Students Complete Internship at MIT Observatories

Honors students Vince Skelton ’20 and Spencer Eckert ’20 completed internships working on the Auroral Emissions Radio Observer with award-winning scientists at MIT observatories.
Vince Skelton and Spencer Eckert
December 16, 2019
| By: Office of Communications

Students in Merrimack College’s Honors Program are continuously pushing the envelope of academic excellence and stepping beyond the classroom to advance the world around them. For engineering students Vince Skelton and Spencer Eckert, an internship opportunity with MIT took them beyond the classroom and out to Westford, Massachusetts.

Provost Alan Weatherwax introduced Skelton and Eckert to the internship opportunity where they worked alongside award-winning scientists at MIT’s observatories on the Auroral Emissions Radio Observer. AERO is a satellite specifically designed for tracking and gathering information from the Aurora Borealis. Sometime in 2022, AERO will be inserted into a low-Earth orbit that crosses the auroral zone regularly, where observations will be conducted.
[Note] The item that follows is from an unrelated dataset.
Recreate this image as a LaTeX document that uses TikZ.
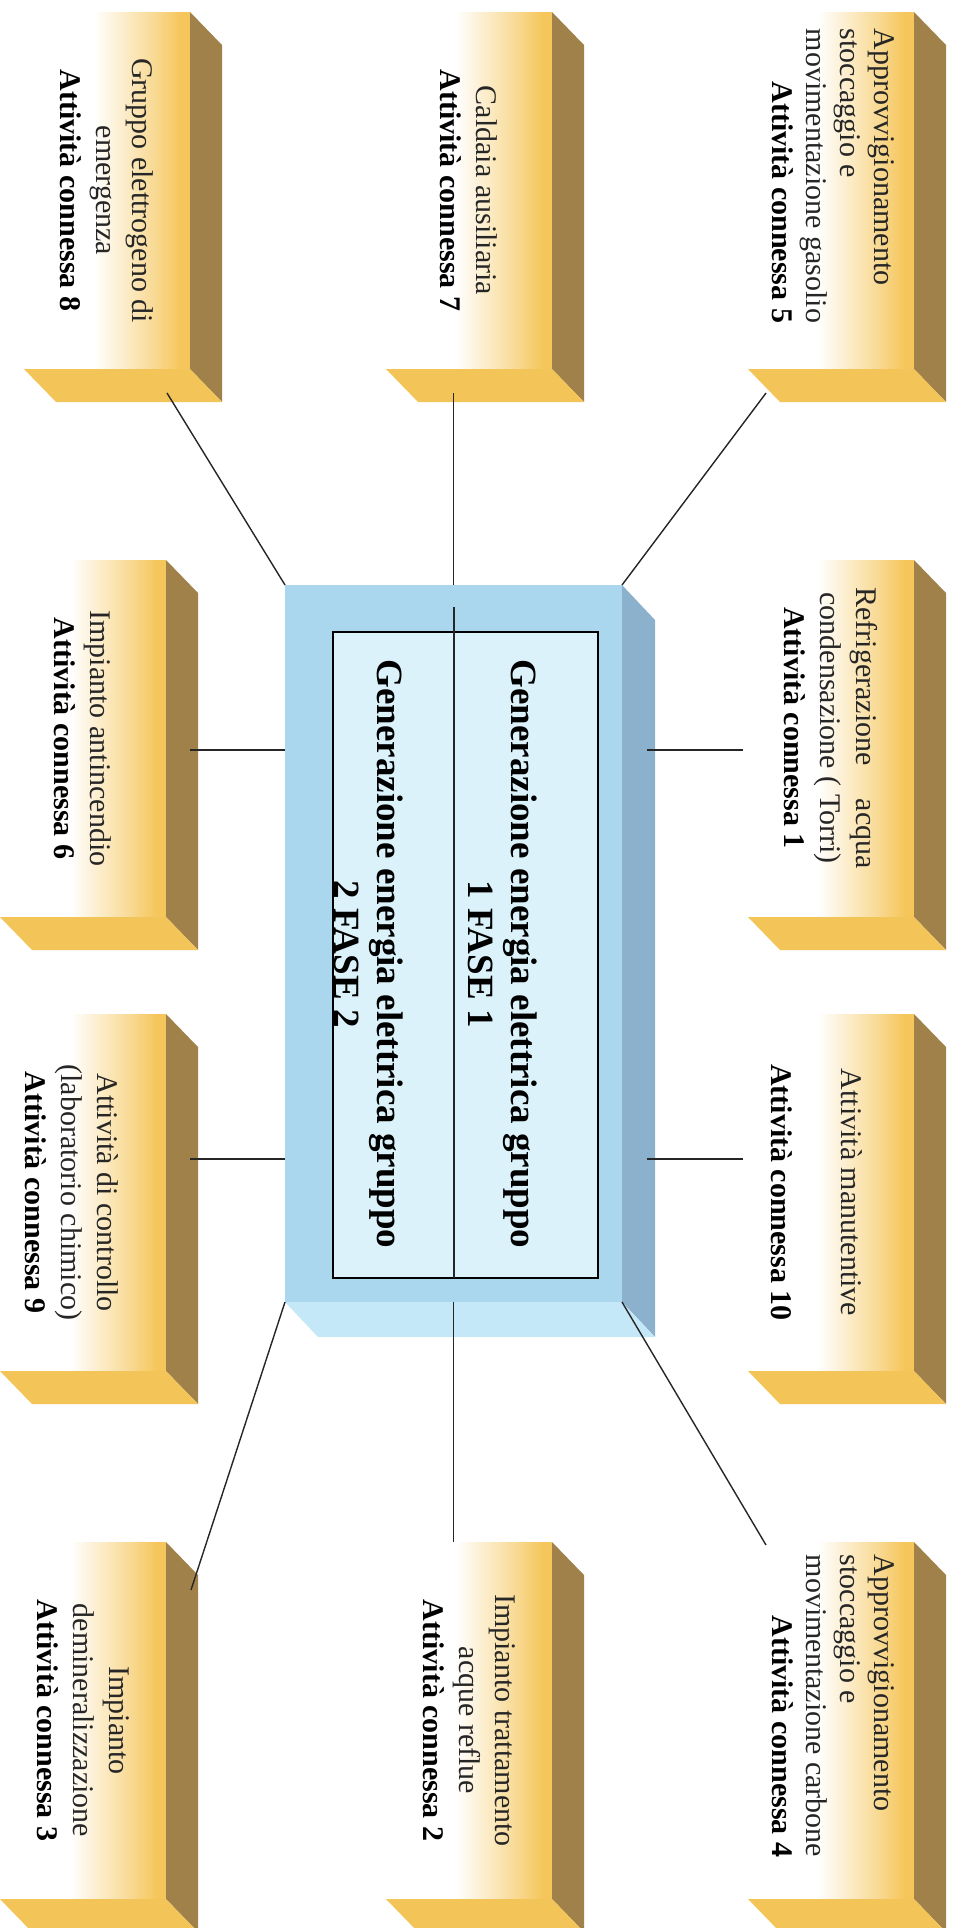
\documentclass[tikz,border=0pt]{standalone}
\usepackage{fontspec}
\setmainfont{Liberation Serif}
\usetikzlibrary{positioning}
\definecolor{boxgold}{RGB}{245,198,92}
\definecolor{boxside}{RGB}{161,129,74}
\definecolor{boxbase}{RGB}{243,196,88}
\definecolor{genfront}{RGB}{170,214,238}
\definecolor{genside}{RGB}{140,177,205}
\definecolor{genbase}{RGB}{196,232,247}
\definecolor{geninner}{RGB}{219,242,250}
\pgfdeclarehorizontalshading{boxshade}{100bp}{color(0bp)=(white); color(25bp)=(white); color(46bp)=(white); color(64bp)=(boxgold!65); color(72bp)=(boxgold); color(100bp)=(boxgold)}

\begin{document}
\begin{tikzpicture}[x=1pt, y=-1pt,
		face/.style={shade, shading=boxshade, minimum width=166pt, minimum height=357pt, inner sep=0pt, outer sep=0pt},
		genface/.style={fill=genfront, minimum width=337pt, minimum height=717pt, inner sep=0pt, outer sep=0pt},
		boxtext/.style={rotate=-90, align=center, text=black!85, font=\fontsize{30}{36}\selectfont},
		gentext/.style={rotate=-90, align=center, font=\bfseries\fontsize{37}{43}\selectfont},
		link/.style={line width=1.4pt, black!85}]
		\useasboundingbox (0,0) rectangle (955,1928);
		\fill[white] (0,0) rectangle (955,1928);
		% central block
		\node[genface] (gen) at (453.5,943.5) {};
		\fill[genside] (gen.north east) -- ++(33,35) -- ([shift={(33,35)}]gen.south east) -- (gen.south east) -- cycle;
		\fill[genbase] (gen.south west) -- (gen.south east) -- ++(33,35) -- ([shift={(33,35)}]gen.south west) -- cycle;
		\node[draw, line width=1.5pt, fill=geninner, minimum width=265pt, minimum height=646pt] (inner) at (465.5,955) {};
		\draw[link] (454,607) -- (454,1278);
		\node[gentext] (fase1) at (503,954) {Generazione energia elettrica gruppo\\1 FASE 1};
		\node[gentext] (fase2) at (369,954) {Generazione energia elettrica gruppo\\2 FASE 2};
		% yellow boxes
		\node[face] (gruppo) at (107,190.5) {};
		\node[face] (caldaia) at (469,190.5) {};
		\node[face] (gasolio) at (831,190.5) {};
		\node[face] (antincendio) at (83,738.5) {};
		\node[face] (refrig) at (831,738.5) {};
		\node[face] (controllo) at (83,1192.5) {};
		\node[face] (manut) at (831,1192.5) {};
		\node[face] (demin) at (83,1720.5) {};
		\node[face] (tratt) at (469,1720.5) {};
		\node[face] (carbone) at (831,1720.5) {};
		\foreach \b in {gruppo,caldaia,gasolio,antincendio,refrig,controllo,manut,demin,tratt,carbone}{
			\fill[boxside] (\b.north east) -- ++(32,33) -- ([shift={(32,33)}]\b.south east) -- (\b.south east) -- cycle;
			\fill[boxbase] (\b.south west) -- (\b.south east) -- ++(32,33) -- ([shift={(32,33)}]\b.south west) -- cycle;
		}
		% labels:
		\node[boxtext] (gruppo-t) at (gruppo) {Gruppo elettrogeno di\\emergenza\\\textbf{\color{black}Attività connessa 8}};
		\node[boxtext] (caldaia-t) at (caldaia) {Caldaia ausiliaria\\\textbf{\color{black}Attività connessa 7}};
		\node[boxtext] (gasolio-t) at (831,176) {\begin{tabular}{@{}l@{}}Approvvigionamento\\[-2pt]stoccaggio e\\[-2pt]movimentazione gasolio\\[-2pt]\multicolumn{1}{@{}r@{}}{\textbf{\color{black}Attività connessa 5}}\end{tabular}};
		\node[boxtext] (antincendio-t) at (antincendio) {Impianto antincendio\\\textbf{\color{black}Attività connessa 6}};
		\node[boxtext] (refrig-t) at (831,728) {Refrigerazione\hspace{1.1em}acqua\\condensazione ( Torri)\\\textbf{\color{black}Attività connessa 1}};
		\node[boxtext] (controllo-t) at (72,1192.5) {Attività di controllo\\(laboratorio chimico)\\\textbf{\color{black}Attività connessa 9}};
		\node[boxtext] (manut-t) at (817,1192.5) {Attività manutentive\\[34pt]\textbf{\color{black}Attività connessa 10}};
		\node[boxtext] (demin-t) at (demin) {Impianto\\demineralizzazione\\\textbf{\color{black}Attività connessa 3}};
		\node[boxtext] (tratt-t) at (tratt) {Impianto trattamento\\acque reflue\\\textbf{\color{black}Attività connessa 2}};
		\node[boxtext] (carbone-t) at (831,1706) {\begin{tabular}{@{}l@{}}Approvvigionamento\\[-2pt]stoccaggio e\\[-2pt]movimentazione carbone\\[-2pt]\multicolumn{1}{@{}r@{}}{\textbf{\color{black}Attività connessa 4}}\end{tabular}};
		% connector ends
		\coordinate (gruppo-e) at (167,393);
		\coordinate (caldaia-e) at (453.5,393);
		\coordinate (gasolio-e) at (766,393);
		\coordinate (antincendio-e) at (190,750);
		\coordinate (refrig-e) at (743,750);
		\coordinate (controllo-e) at (190,1159);
		\coordinate (manut-e) at (743,1159);
		\coordinate (demin-e) at (191,1590);
		\coordinate (tratt-e) at (453.5,1542);
		\coordinate (carbone-e) at (766,1545);
		% connectors
		\draw[link] (gruppo-e) -- (gen.north west);
		\draw[link] (caldaia-e) -- (gen.north);
		\draw[link] (gasolio-e) -- (gen.north east);
		\draw[link] (antincendio-e) -- (antincendio-e -| gen.west);
		\draw[link] (refrig-e) -- ([xshift=25pt]refrig-e -| gen.east);
		\draw[link] (controllo-e) -- (controllo-e -| gen.west);
		\draw[link] (manut-e) -- ([xshift=25pt]manut-e -| gen.east);
		\draw[link] (demin-e) -- (gen.south west);
		\draw[link] (tratt-e) -- (gen.south);
		\draw[link] (carbone-e) -- (gen.south east);
	\end{tikzpicture}
\end{document}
Eckert says the best part of the internship was “being around geniuses and learning from them,” as well as gaining invaluable connections. Skelton says the opportunity opened his eyes to aerospace and allowed him to work closely with high-achieving academic scholars and hear about their experiences in the field.

“The internship was intense and some things went right over our heads,” Eckert says. “But it helped us learn that it’s okay to be wrong, it’s okay to ask questions and you don’t need to know everything. They expected us to have questions, that was the best part.”

Skelton adds that accepting the fact that they were trying to teach him was important to remember. He says that no undergraduate student goes into an internship fully knowledgeable on the subject matter.

Part of the internship required Skelton and Eckert to share final presentations before a panel of scientists and aerospace engineers. Despite saying the presentations were the most nerve-wracking part of the internship, they each received high praise at the conclusions of their talks.

Skelton and Eckert participated in the internship for almost three months and worked four days a week. While they both admit the time commitment included long, mentally-demanding hours, they insist they would do it all over again.